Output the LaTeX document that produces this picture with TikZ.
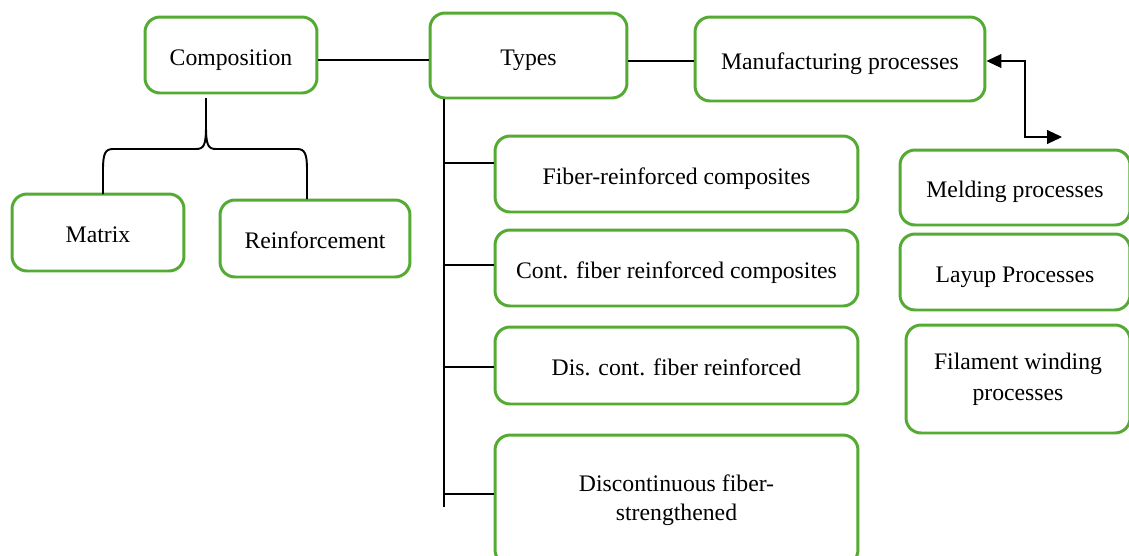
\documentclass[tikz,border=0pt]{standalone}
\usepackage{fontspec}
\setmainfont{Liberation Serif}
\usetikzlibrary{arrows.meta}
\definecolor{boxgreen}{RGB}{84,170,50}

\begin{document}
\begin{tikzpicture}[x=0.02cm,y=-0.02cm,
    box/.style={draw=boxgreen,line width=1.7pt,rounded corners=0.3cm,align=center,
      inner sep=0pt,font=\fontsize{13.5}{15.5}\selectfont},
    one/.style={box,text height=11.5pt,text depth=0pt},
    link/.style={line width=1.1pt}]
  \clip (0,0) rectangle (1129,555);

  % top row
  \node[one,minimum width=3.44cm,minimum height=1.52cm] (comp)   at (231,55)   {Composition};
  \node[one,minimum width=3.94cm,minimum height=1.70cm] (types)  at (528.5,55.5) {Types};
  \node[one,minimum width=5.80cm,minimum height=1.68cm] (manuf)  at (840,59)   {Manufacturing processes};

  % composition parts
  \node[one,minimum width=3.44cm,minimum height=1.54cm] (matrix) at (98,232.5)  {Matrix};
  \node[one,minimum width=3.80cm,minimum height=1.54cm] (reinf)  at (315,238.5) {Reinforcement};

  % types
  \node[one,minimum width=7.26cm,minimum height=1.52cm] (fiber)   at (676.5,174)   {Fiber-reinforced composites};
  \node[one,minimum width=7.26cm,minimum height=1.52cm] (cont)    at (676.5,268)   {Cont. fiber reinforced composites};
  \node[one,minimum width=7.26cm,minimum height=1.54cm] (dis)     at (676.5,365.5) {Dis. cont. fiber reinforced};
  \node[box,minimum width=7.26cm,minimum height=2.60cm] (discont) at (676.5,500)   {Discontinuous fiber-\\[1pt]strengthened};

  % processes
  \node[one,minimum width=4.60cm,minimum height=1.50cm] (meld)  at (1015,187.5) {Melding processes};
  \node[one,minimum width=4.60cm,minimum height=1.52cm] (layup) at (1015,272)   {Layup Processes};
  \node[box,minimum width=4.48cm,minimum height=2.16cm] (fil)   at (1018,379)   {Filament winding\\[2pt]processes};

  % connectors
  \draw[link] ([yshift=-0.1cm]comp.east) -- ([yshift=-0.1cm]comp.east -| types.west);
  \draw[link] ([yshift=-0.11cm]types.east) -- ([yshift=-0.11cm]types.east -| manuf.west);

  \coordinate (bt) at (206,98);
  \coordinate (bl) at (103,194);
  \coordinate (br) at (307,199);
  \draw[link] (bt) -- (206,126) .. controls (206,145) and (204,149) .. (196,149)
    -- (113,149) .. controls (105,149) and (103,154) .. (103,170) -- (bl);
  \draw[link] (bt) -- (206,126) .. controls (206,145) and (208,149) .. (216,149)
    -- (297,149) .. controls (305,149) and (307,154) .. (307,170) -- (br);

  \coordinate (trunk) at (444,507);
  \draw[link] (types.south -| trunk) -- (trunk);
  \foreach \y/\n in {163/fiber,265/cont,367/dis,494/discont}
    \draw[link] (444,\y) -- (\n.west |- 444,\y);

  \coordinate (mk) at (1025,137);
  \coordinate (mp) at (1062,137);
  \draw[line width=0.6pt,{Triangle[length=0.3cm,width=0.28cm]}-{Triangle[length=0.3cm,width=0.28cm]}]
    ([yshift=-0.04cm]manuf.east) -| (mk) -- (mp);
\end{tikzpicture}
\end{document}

——————

§ **Set exercise**
Every line above should be returned word for word, with the pictures left behind.

§ **Final result**
Output the LaTeX document that produces this picture with TikZ.
\documentclass[tikz,border=0pt]{standalone}
\usepackage{fontspec}
\setmainfont{Liberation Serif}
\usetikzlibrary{arrows.meta}
\definecolor{boxgreen}{RGB}{84,170,50}

\begin{document}
\begin{tikzpicture}[x=0.02cm,y=-0.02cm,
    box/.style={draw=boxgreen,line width=1.7pt,rounded corners=0.3cm,align=center,
      inner sep=0pt,font=\fontsize{13.5}{15.5}\selectfont},
    one/.style={box,text height=11.5pt,text depth=0pt},
    link/.style={line width=1.1pt}]
  \clip (0,0) rectangle (1129,555);

  % top row
  \node[one,minimum width=3.44cm,minimum height=1.52cm] (comp)   at (231,55)   {Composition};
  \node[one,minimum width=3.94cm,minimum height=1.70cm] (types)  at (528.5,55.5) {Types};
  \node[one,minimum width=5.80cm,minimum height=1.68cm] (manuf)  at (840,59)   {Manufacturing processes};

  % composition parts
  \node[one,minimum width=3.44cm,minimum height=1.54cm] (matrix) at (98,232.5)  {Matrix};
  \node[one,minimum width=3.80cm,minimum height=1.54cm] (reinf)  at (315,238.5) {Reinforcement};

  % types
  \node[one,minimum width=7.26cm,minimum height=1.52cm] (fiber)   at (676.5,174)   {Fiber-reinforced composites};
  \node[one,minimum width=7.26cm,minimum height=1.52cm] (cont)    at (676.5,268)   {Cont. fiber reinforced composites};
  \node[one,minimum width=7.26cm,minimum height=1.54cm] (dis)     at (676.5,365.5) {Dis. cont. fiber reinforced};
  \node[box,minimum width=7.26cm,minimum height=2.60cm] (discont) at (676.5,500)   {Discontinuous fiber-\\[1pt]strengthened};

  % processes
  \node[one,minimum width=4.60cm,minimum height=1.50cm] (meld)  at (1015,187.5) {Melding processes};
  \node[one,minimum width=4.60cm,minimum height=1.52cm] (layup) at (1015,272)   {Layup Processes};
  \node[box,minimum width=4.48cm,minimum height=2.16cm] (fil)   at (1018,379)   {Filament winding\\[2pt]processes};

  % connectors
  \draw[link] ([yshift=-0.1cm]comp.east) -- ([yshift=-0.1cm]comp.east -| types.west);
  \draw[link] ([yshift=-0.11cm]types.east) -- ([yshift=-0.11cm]types.east -| manuf.west);

  \coordinate (bt) at (206,98);
  \coordinate (bl) at (103,194);
  \coordinate (br) at (307,199);
  \draw[link] (bt) -- (206,126) .. controls (206,145) and (204,149) .. (196,149)
    -- (113,149) .. controls (105,149) and (103,154) .. (103,170) -- (bl);
  \draw[link] (bt) -- (206,126) .. controls (206,145) and (208,149) .. (216,149)
    -- (297,149) .. controls (305,149) and (307,154) .. (307,170) -- (br);

  \coordinate (trunk) at (444,507);
  \draw[link] (types.south -| trunk) -- (trunk);
  \foreach \y/\n in {163/fiber,265/cont,367/dis,494/discont}
    \draw[link] (444,\y) -- (\n.west |- 444,\y);

  \coordinate (mk) at (1025,137);
  \coordinate (mp) at (1062,137);
  \draw[line width=0.6pt,{Triangle[length=0.3cm,width=0.28cm]}-{Triangle[length=0.3cm,width=0.28cm]}]
    ([yshift=-0.04cm]manuf.east) -| (mk) -- (mp);
\end{tikzpicture}
\end{document}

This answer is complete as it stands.